Bush, rolling his eyes and saying that he would channel “my inner Chris Christie” (now there’s a scary thought), helpfully pointed out that nobody cared about the details of obscure Senate bills.
Then the bell rang and it was time for Bush and Trump to go at it again, with Trump complaining, “Two days ago he [Bush] said he would take his pants off and moon everybody” and the media didn’t seem to care.
(Speaking on behalf of the media, we don’t.

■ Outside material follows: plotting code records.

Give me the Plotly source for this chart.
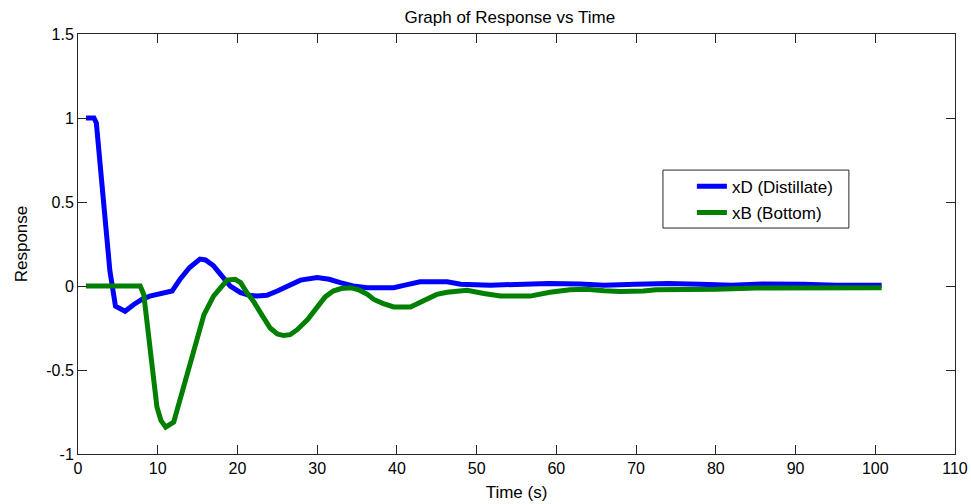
import plotly.graph_objects as go

# Distillate composition response
t_xd = [1, 2, 2.3, 3, 4, 4.7, 5.9, 7, 8, 9, 10.3, 11.8, 12.8, 14, 15.3, 16, 17, 18,
        19.1, 20.4, 21.5, 22.5, 23.7, 25, 26.5, 27.9, 30, 31.5, 32.9, 34.5, 36.3,
        39.6, 41, 42.9, 46.3, 48, 51.7, 55.9, 59, 63, 66, 69.9, 74, 78, 82, 85.8,
        89, 91, 95, 100.8]
xd = [1.0, 1.0, 0.97, 0.58, 0.09, -0.12, -0.15, -0.11, -0.08, -0.06, -0.045, -0.03,
      0.04, 0.11, 0.16, 0.155, 0.12, 0.06, 0.0, -0.04, -0.055, -0.06, -0.055, -0.03,
      0.0, 0.035, 0.05, 0.04, 0.02, 0.0, -0.01, -0.01, 0.005, 0.025, 0.025, 0.01,
      0.005, 0.01, 0.015, 0.012, 0.005, 0.01, 0.015, 0.01, 0.005, 0.012, 0.015,
      0.01, 0.005, 0.005]

# Bottom composition response
t_xb = [1, 7.8, 8.25, 9.0, 9.9, 10.4, 11, 12, 12.8, 13.7, 14.8, 15.8, 17, 18, 18.7,
        19.7, 20.4, 21.2, 22, 22.9, 24.1, 25, 25.8, 26.6, 27.5, 28.8, 30, 31, 32, 33,
        34.2, 35.3, 36.3, 37.1, 38.3, 39.6, 41.7, 42.8, 43.8, 45, 46.3, 47.9, 48.8,
        50.9, 53, 56.7, 59.2, 61.7, 63.8, 66, 68, 70.9, 72.5, 80, 85, 100.8]
xb = [0.0, 0.0, -0.05, -0.38, -0.72, -0.8, -0.84, -0.81, -0.68, -0.52, -0.33, -0.17,
      -0.06, 0.0, 0.035, 0.04, 0.02, -0.04, -0.09, -0.16, -0.25, -0.285, -0.295,
      -0.29, -0.26, -0.2, -0.12, -0.065, -0.03, -0.015, -0.01, -0.025, -0.05, -0.08,
      -0.105, -0.125, -0.125, -0.1, -0.07, -0.05, -0.037, -0.025, -0.025, -0.045,
      -0.06, -0.06, -0.037, -0.022, -0.02, -0.028, -0.033, -0.03, -0.022, -0.02,
      -0.012, -0.01]

x_ticks = list(range(0, 111, 10))
y_ticks = [-1, -0.5, 0, 0.5, 1, 1.5]
y_tick_text = ["-1", "-0.5", "0", "0.5", "1", "1.5"]

font_family = "Liberation Sans, Arial, sans-serif"
axis_color = "#262626"

fig = go.Figure()
fig.add_trace(go.Scatter(x=t_xd, y=xd, mode="lines", name="xD (Distillate)",
                         legendgroup="d",
                         line=dict(color="#0000ff", width=5)))
fig.add_trace(go.Scatter(x=t_xb, y=xb, mode="lines", name="xB (Bottom)",
                         legendgroup="b",
                         line=dict(color="#007f00", width=5)))

axis_common = dict(
    showgrid=False, zeroline=False, showline=True, linecolor=axis_color,
    linewidth=1, mirror="ticks", ticks="inside", ticklen=9, tickcolor=axis_color,
    tickfont=dict(family=font_family, size=16, color="#000"),
    automargin=False,
)

# legend frame (box drawn as a paper-space rectangle behind the legend entries)
fig.add_shape(type="rect", xref="paper", yref="paper",
              x0=0.667, x1=0.879, y0=0.538, y1=0.676,
              line=dict(color=axis_color, width=1), fillcolor="white",
              layer="above")

fig.update_layout(
    width=971, height=504,
    margin=dict(l=78, r=16, t=34, b=50),
    paper_bgcolor="white", plot_bgcolor="white",
    title=dict(text="Graph of Response vs Time", x=0.525, xanchor="center",
               y=0.967, yanchor="middle",
               font=dict(family=font_family, size=17, color="#000")),
    xaxis=dict(range=[0, 110], tickvals=x_ticks,
               title=dict(text="Time (s)", standoff=9,
                          font=dict(family=font_family, size=17, color="#000")),
               **axis_common),
    yaxis=dict(range=[-1, 1.5], tickvals=y_ticks, ticktext=y_tick_text,
               title=dict(text="Response", standoff=14,
                          font=dict(family=font_family, size=17, color="#000")),
               **axis_common),
    legend=dict(x=0.70, y=0.679, xanchor="left", yanchor="top",
                bgcolor="rgba(0,0,0,0)", borderwidth=0,
                font=dict(family=font_family, size=17, color="#000"),
                tracegroupgap=1, traceorder="grouped"),
    showlegend=True,
)

fig.write_html("out.html")
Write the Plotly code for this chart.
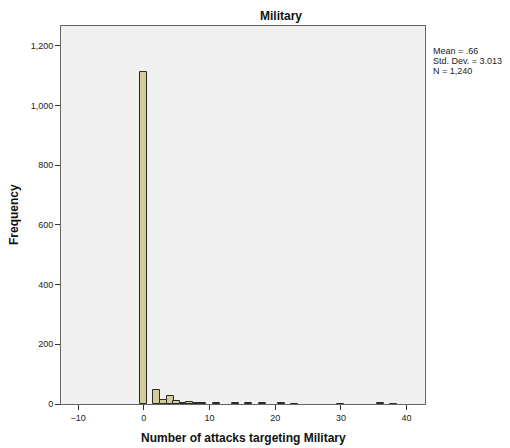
import plotly.graph_objects as go

# Frequency of "number of attacks targeting Military" per value
attack_counts = [0, 2, 3, 4, 5, 6, 7, 8, 9, 11, 14, 16, 18, 21, 23, 30, 36, 38]
frequency = [1112, 47, 13, 27, 10, 4, 8, 3, 2, 2, 2, 2, 4, 2, 1, 1, 2, 1]

x_ticks = [-10, 0, 10, 20, 30, 40]
y_ticks = [0, 200, 400, 600, 800, 1000, 1200]
y_tick_text = ["0", "200", "400", "600", "800", "1,000", "1,200"]

stats_lines = ["Mean = .66", "Std. Dev. = 3.013", "N = 1,240"]

FONT = "Liberation Sans, Arial, sans-serif"

fig = go.Figure()
fig.add_trace(go.Bar(
    x=attack_counts,
    y=frequency,
    width=1.05,
    marker=dict(color="rgb(211,206,151)", line=dict(color="#2b2b2b", width=1)),
    showlegend=False,
))

fig.update_layout(
    width=510,
    height=448,
    margin=dict(l=61, r=85, t=26, b=44),
    paper_bgcolor="white",
    plot_bgcolor="#F0F0F0",
    font=dict(family=FONT, size=9, color="#222"),
    bargap=0,
    xaxis=dict(
        range=[-12.6, 42.8],
        tickvals=x_ticks,
        ticks="outside",
        ticklen=5,
        tickcolor="#333",
        showgrid=False,
        zeroline=False,
        showline=True,
        linecolor="#666",
        mirror=True,
        automargin=False,
        tickfont=dict(size=9, family=FONT),
    ),
    yaxis=dict(
        range=[0, 1267],
        tickvals=y_ticks,
        ticktext=y_tick_text,
        ticks="outside",
        ticklen=5,
        tickcolor="#333",
        showgrid=False,
        zeroline=False,
        showline=True,
        linecolor="#666",
        mirror=True,
        automargin=False,
        tickfont=dict(size=9, family=FONT),
    ),
)

title_font = dict(size=12, family=FONT, color="#111")

fig.add_annotation(
    text="<b>Military</b>", xref="paper", yref="paper",
    x=0.604, y=1.0, xanchor="center", yanchor="bottom", yshift=1,
    showarrow=False, font=title_font,
)
fig.add_annotation(
    text="<b>Number of attacks targeting Military</b>", xref="paper", yref="paper",
    x=0.5, y=-0.09, xanchor="center", yanchor="middle",
    showarrow=False, font=title_font,
)
fig.add_annotation(
    text="<b>Frequency</b>", xref="paper", yref="paper",
    x=-0.129, y=0.5, xanchor="center", yanchor="middle", textangle=-90,
    showarrow=False, font=title_font,
)

# Summary statistics, one line each, stacked down the right margin
for i, line in enumerate(stats_lines):
    fig.add_annotation(
        text=line, xref="paper", yref="paper",
        x=1.0, y=0.934 - i * 0.0265, xanchor="left", yanchor="middle", xshift=6,
        align="left", showarrow=False,
        font=dict(size=9, family=FONT, color="#222"),
    )

fig.write_html("out.html")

We really, really don’t.)
Kasich jumped in again, this time sounding like Andy Griffith. “I think we’re fixin‘ to lose the election to Hillary Clinton if we don’t stop this,” he commented, although it was hard not to think that he was secretly disappointed that no one cared enough to attack him.
Not long after, Cruz and, you guessed it, Trump, went into the ring, with Trump shouting at him, “You are the single biggest liar,” among so many other accusations that Dickerson, sounding very depressed, told Cruz to “pick from the buffet there” for his allotted response time.
“We’re in danger of driving this into the dirt,” Dickerson added, although, at the risk of mixing metaphors, that ship had sailed much earlier.
Trump, apparently not having gotten the memo about debate rules, simply talked over every one of his opponents, shouting out random insults as if he had Tourette’s syndrome.
“Donald, adults learn not to interrupt each other,” Cruz scolded, as if he was addressing a first-grader.
Even by GOP debate standards, the evening was an embarrassing display, although Teflon Donald, who treated the event like one of his rallies filled with rabid fans, probably won’t lose too much sleep over it.
Toward the end of the night, Trump was asked about his controversial use of profanity. He explained that he got into the habit while delivering his many paid speeches. (You could imagine Hillary, watching with her advisors saying, “Wait, what?”).
“I will not do it again,” Trump finally said, as if confident in the knowledge that there isn’t a television with a screen wide enough to fully capture his growing nose.